-- Supplied information --
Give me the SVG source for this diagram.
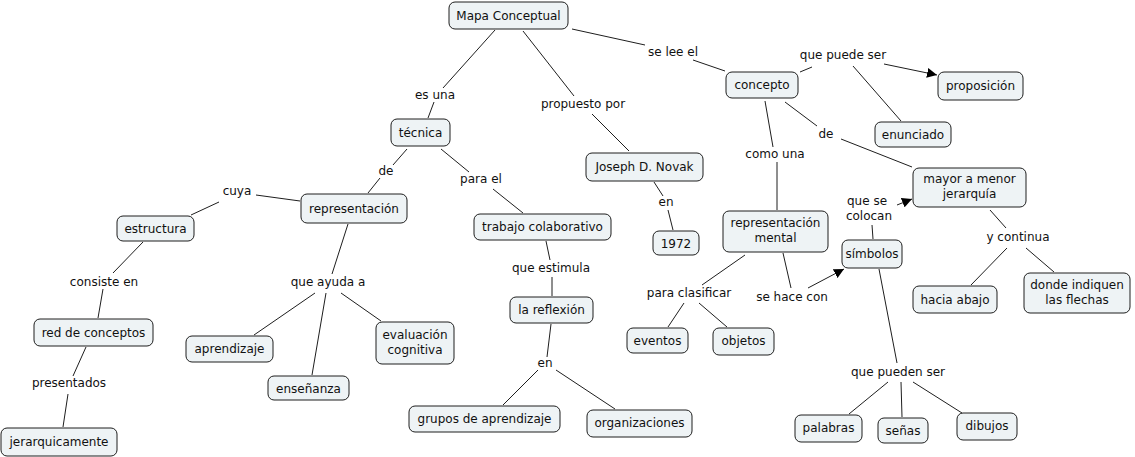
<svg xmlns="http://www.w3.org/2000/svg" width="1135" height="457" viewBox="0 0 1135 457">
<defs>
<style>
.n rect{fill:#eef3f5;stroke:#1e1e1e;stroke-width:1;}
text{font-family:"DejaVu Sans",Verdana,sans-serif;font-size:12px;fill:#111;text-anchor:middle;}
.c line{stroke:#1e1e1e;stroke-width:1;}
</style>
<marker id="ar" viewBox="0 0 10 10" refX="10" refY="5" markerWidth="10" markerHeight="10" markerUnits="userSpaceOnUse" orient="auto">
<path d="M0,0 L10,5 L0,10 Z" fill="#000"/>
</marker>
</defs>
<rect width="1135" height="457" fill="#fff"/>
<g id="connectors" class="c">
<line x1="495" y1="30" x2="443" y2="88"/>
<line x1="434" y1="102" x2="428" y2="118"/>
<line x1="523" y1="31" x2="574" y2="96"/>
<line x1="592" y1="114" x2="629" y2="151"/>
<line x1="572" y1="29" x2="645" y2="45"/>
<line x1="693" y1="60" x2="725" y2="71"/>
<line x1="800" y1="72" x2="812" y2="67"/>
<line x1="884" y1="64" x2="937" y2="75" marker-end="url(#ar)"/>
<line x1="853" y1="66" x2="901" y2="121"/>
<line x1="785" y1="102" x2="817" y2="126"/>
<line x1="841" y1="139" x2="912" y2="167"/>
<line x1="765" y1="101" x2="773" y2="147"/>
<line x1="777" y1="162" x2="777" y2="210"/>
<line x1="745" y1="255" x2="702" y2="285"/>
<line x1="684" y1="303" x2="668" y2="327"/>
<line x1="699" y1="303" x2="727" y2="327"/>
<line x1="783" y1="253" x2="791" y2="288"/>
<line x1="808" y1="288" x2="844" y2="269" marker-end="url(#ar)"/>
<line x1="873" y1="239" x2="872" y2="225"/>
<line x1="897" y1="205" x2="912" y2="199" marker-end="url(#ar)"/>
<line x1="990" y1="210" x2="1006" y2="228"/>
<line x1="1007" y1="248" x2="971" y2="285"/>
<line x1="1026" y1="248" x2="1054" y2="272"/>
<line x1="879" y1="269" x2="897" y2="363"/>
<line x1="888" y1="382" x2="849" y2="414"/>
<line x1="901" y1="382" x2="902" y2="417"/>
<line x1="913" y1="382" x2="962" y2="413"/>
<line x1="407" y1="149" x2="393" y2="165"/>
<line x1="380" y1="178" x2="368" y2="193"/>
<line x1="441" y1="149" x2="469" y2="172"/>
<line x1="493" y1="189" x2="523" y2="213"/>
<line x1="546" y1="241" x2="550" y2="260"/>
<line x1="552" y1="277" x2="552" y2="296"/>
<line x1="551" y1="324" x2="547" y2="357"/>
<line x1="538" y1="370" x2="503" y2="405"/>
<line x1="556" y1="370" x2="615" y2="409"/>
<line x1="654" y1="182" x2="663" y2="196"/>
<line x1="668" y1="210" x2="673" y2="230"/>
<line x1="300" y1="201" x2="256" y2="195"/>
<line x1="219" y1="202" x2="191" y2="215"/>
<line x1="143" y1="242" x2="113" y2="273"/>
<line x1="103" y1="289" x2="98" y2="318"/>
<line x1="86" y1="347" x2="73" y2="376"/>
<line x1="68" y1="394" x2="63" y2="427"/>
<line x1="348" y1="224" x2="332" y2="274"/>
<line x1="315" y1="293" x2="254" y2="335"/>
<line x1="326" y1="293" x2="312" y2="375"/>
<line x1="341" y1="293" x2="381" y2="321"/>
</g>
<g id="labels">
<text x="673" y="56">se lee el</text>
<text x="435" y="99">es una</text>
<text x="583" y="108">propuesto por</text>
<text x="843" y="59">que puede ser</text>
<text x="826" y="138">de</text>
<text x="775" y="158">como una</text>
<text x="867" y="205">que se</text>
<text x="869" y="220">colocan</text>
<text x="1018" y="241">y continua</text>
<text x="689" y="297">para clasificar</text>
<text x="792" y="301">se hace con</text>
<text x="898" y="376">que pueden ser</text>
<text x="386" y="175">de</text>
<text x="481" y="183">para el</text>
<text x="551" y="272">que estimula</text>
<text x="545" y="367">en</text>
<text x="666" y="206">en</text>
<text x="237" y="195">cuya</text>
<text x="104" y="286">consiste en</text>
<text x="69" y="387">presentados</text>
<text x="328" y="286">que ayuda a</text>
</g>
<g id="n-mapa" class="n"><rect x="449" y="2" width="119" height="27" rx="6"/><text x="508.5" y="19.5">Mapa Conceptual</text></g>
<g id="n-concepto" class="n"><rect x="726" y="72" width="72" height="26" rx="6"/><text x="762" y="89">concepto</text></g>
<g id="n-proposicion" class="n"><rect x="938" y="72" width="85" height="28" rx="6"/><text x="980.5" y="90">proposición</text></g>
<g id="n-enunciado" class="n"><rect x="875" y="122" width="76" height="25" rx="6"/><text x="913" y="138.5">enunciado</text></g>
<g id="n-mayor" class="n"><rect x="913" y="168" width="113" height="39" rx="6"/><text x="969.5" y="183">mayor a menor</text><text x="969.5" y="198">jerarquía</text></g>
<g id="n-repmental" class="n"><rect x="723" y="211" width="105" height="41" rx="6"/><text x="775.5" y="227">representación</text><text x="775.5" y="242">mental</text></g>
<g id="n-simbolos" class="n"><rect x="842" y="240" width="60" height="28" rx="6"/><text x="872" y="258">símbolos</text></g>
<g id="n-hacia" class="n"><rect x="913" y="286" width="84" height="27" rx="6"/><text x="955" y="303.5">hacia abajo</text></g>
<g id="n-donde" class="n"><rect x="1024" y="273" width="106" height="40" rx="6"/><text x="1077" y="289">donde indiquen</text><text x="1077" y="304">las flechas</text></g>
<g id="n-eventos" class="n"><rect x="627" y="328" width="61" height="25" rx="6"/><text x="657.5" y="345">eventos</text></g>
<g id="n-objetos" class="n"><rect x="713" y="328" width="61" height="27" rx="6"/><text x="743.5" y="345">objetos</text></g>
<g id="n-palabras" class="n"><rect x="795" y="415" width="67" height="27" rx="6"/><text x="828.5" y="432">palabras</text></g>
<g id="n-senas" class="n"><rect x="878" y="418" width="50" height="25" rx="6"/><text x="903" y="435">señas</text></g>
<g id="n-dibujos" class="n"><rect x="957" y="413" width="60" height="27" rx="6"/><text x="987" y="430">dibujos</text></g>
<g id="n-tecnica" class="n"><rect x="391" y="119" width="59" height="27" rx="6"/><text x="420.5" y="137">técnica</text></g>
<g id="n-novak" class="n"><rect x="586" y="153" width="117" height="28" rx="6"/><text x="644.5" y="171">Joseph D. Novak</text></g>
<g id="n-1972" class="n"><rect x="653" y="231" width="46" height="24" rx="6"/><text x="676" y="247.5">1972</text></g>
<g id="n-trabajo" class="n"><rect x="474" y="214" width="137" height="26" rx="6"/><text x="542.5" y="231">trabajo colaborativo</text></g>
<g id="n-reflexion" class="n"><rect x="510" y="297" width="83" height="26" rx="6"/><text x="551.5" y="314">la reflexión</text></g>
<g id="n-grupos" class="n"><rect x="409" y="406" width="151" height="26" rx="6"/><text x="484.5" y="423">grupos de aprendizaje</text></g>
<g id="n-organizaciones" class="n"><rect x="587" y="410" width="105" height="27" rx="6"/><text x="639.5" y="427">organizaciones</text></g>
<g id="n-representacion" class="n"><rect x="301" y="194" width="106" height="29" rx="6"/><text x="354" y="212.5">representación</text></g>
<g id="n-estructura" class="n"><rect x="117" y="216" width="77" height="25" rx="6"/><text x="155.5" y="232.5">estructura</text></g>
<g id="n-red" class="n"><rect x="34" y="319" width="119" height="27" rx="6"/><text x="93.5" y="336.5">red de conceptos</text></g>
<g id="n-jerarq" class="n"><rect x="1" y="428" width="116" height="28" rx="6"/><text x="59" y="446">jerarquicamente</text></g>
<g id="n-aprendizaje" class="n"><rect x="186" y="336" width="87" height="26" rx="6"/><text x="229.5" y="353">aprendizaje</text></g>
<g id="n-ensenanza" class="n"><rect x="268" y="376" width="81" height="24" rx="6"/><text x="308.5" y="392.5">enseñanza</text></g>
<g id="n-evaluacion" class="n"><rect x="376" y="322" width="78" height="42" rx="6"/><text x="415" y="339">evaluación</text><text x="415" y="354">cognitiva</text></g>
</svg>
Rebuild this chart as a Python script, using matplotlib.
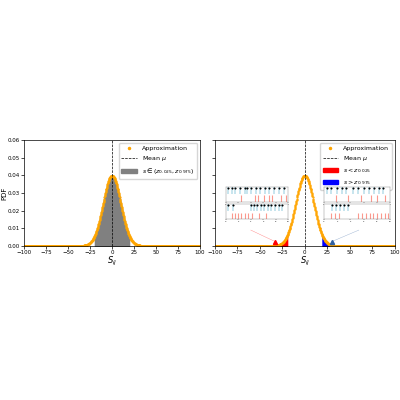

-- Your goal --
Identify each line in the records above that contains the word "this", and copy it out in full.

-- Finished task --
Give me the SVG source for this diagram.
Rebuild this chart as a Python script, using matplotlib.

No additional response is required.